If you find the audio to come after the video, your AVI is missing frames. Here you cut your AVI into 2 parts, the regular part, and the part where the audio is out of sync. Then you change the audio delay in the 2nd part so that it becomes in-sync. Then you put both parts again together.

rjc7394
24th October 2006, 02:49
But GSPOT says both video framerates are 29.97. Why would it start in-synch then go out-of-synch for the rest of the video if I swapped the audio from the MPEG1 and muxed it with the AVI? The MPEG1 audio is 23.976 pics/sec (which I'm not sure what that means) and fps=29.97. Both videos have fps=29.97.

Awatef
25th October 2006, 12:45
Well, I explained to you why it goes out of sync all of a sudden: there are some frames missing in the one or the other file in the middle. This does not have an influence on the framerate!
Example:
One clip has 2500 frames and 29.97fps: the duration would be 83.4 seconds.
The other clip has 2505 frames and 29.97fps: the duration would be 83.6 seconds.
So this 5 frames difference is enough to make a 200ms gap in the audio which is very noticeable (who thought the human being is so sophisticated that it could notice differences as small as a tenth of a second!)
So your mission is to remove that gap or to introduce one in the middle of the file where the sound begins to get out of sync!

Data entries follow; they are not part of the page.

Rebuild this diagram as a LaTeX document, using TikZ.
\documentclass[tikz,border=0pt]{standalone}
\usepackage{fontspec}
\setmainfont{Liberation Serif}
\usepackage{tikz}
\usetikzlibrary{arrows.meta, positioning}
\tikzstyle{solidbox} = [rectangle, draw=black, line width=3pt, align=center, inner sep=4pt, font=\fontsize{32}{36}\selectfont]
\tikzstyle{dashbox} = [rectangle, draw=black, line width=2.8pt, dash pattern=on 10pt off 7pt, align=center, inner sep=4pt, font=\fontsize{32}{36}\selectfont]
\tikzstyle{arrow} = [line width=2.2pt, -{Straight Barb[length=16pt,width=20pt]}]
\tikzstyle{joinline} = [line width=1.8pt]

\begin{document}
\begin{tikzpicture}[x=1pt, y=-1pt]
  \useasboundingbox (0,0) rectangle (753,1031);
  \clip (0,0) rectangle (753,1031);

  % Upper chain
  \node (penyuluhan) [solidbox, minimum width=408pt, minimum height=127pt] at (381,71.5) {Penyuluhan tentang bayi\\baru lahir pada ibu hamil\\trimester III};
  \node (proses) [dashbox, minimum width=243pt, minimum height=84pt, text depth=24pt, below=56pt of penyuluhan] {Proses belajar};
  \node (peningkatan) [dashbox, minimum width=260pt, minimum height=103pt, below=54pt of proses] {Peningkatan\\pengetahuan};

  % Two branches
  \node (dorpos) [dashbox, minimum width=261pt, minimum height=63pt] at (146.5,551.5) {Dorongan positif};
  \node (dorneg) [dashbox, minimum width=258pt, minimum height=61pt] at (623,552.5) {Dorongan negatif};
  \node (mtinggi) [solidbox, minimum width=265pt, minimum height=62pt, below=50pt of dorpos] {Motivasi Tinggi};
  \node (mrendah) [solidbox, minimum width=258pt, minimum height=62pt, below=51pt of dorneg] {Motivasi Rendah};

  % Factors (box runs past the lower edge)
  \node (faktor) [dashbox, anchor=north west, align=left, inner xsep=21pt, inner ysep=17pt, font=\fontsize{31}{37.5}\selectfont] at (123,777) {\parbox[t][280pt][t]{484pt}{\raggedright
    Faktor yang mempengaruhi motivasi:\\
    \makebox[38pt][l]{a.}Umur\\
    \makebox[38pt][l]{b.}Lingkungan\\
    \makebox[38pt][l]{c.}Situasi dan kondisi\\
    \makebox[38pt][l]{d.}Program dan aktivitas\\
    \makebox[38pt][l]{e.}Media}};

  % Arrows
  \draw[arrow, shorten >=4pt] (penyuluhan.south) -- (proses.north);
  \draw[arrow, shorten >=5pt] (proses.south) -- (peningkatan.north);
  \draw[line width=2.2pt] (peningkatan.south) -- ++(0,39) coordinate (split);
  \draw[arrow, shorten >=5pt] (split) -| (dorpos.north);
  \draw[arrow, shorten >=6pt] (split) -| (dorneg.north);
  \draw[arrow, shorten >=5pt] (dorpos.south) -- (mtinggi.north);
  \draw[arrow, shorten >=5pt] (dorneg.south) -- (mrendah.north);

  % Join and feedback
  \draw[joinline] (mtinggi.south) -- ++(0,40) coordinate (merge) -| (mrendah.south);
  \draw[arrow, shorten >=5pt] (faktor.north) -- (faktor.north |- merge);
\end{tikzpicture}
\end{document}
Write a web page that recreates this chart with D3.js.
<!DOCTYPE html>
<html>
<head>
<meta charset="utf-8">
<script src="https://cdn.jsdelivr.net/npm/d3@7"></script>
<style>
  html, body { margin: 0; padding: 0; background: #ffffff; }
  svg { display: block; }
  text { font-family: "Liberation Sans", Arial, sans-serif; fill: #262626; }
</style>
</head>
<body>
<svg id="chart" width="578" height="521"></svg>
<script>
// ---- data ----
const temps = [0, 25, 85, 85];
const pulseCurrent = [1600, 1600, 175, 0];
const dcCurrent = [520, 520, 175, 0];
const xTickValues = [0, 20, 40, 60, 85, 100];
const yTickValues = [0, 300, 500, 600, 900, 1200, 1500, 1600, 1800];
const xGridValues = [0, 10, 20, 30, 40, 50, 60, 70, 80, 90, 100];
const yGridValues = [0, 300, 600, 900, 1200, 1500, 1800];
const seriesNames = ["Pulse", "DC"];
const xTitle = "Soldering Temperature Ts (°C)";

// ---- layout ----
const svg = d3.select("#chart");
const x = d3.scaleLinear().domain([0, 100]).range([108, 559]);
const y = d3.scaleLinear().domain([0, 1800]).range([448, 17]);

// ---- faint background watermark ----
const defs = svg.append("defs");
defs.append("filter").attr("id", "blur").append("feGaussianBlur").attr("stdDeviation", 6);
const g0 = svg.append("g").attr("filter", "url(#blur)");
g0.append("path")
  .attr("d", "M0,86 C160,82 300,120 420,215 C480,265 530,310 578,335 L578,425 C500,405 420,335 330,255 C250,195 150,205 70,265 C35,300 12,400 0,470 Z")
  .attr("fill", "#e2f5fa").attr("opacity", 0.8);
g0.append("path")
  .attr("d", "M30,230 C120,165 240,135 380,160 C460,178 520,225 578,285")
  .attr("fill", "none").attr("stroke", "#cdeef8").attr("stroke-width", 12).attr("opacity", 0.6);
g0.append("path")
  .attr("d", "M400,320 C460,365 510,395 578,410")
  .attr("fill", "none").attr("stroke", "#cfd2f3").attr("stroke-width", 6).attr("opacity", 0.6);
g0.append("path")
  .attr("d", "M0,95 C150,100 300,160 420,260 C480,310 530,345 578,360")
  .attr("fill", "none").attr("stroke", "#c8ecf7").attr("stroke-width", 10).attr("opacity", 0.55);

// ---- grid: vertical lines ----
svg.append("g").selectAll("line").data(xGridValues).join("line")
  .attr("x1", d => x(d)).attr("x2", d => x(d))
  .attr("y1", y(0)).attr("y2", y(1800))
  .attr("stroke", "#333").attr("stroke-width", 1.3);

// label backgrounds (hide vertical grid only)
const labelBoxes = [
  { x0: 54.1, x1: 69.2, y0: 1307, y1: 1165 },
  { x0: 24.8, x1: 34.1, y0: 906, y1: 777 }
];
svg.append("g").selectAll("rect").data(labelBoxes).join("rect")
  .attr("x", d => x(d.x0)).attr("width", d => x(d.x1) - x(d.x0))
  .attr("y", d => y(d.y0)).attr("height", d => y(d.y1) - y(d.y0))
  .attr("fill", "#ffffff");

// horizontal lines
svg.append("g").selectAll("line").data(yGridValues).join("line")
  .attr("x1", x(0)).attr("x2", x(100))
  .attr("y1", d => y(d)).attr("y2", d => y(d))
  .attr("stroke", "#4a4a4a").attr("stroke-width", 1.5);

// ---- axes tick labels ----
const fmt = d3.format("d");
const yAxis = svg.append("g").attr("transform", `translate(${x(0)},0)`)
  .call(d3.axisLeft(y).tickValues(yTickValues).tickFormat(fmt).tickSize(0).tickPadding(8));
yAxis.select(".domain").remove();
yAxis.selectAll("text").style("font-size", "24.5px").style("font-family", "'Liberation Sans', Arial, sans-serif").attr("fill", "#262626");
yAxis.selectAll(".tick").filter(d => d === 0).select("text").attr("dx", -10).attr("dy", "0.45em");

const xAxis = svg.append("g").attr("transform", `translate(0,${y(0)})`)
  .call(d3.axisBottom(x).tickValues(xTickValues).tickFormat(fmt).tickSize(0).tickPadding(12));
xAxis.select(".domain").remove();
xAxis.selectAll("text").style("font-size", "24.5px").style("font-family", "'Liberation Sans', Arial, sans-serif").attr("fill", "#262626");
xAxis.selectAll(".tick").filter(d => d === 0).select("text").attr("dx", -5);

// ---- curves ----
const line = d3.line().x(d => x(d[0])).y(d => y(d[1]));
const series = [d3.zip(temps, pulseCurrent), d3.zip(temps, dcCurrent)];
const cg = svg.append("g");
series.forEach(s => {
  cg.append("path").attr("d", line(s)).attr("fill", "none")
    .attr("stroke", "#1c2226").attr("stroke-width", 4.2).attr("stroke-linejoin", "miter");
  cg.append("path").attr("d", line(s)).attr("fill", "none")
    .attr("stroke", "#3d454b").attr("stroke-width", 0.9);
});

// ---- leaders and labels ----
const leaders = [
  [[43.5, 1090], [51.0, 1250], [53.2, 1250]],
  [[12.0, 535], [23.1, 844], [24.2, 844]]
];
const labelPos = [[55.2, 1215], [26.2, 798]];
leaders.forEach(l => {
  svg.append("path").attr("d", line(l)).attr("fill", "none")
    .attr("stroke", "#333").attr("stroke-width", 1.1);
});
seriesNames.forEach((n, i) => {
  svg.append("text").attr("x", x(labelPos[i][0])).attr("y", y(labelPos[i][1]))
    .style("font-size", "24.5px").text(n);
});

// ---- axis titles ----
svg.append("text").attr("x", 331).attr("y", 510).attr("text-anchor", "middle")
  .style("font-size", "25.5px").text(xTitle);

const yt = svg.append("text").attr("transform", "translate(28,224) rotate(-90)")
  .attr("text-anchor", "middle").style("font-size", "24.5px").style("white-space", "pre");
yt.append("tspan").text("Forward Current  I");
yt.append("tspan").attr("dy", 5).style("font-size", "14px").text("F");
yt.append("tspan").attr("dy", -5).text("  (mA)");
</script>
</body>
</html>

PS: There is actually no audio framerate. When you see such a term, it actually means audio corresponding to an X fps video, since audio doesn't have frames.

nickolasemp
26th March 2007, 19:03
if you want to change the length of the audio to match the video you can use besweet

How could I do that? Thank you in advance..
Or could I change x264's framerate somehow so as to avoid re-encoding?

nickolasemp
26th March 2007, 20:30
I used BeLight although its soundtouch doesn't work at all... I entered from 7135 to 6849 and nothing happened. The audio remained the same... I've also used from 25000 to 23997 but still nothing.

Perhaps I should tll you that I have an mp3 as an input and a aac file as an output.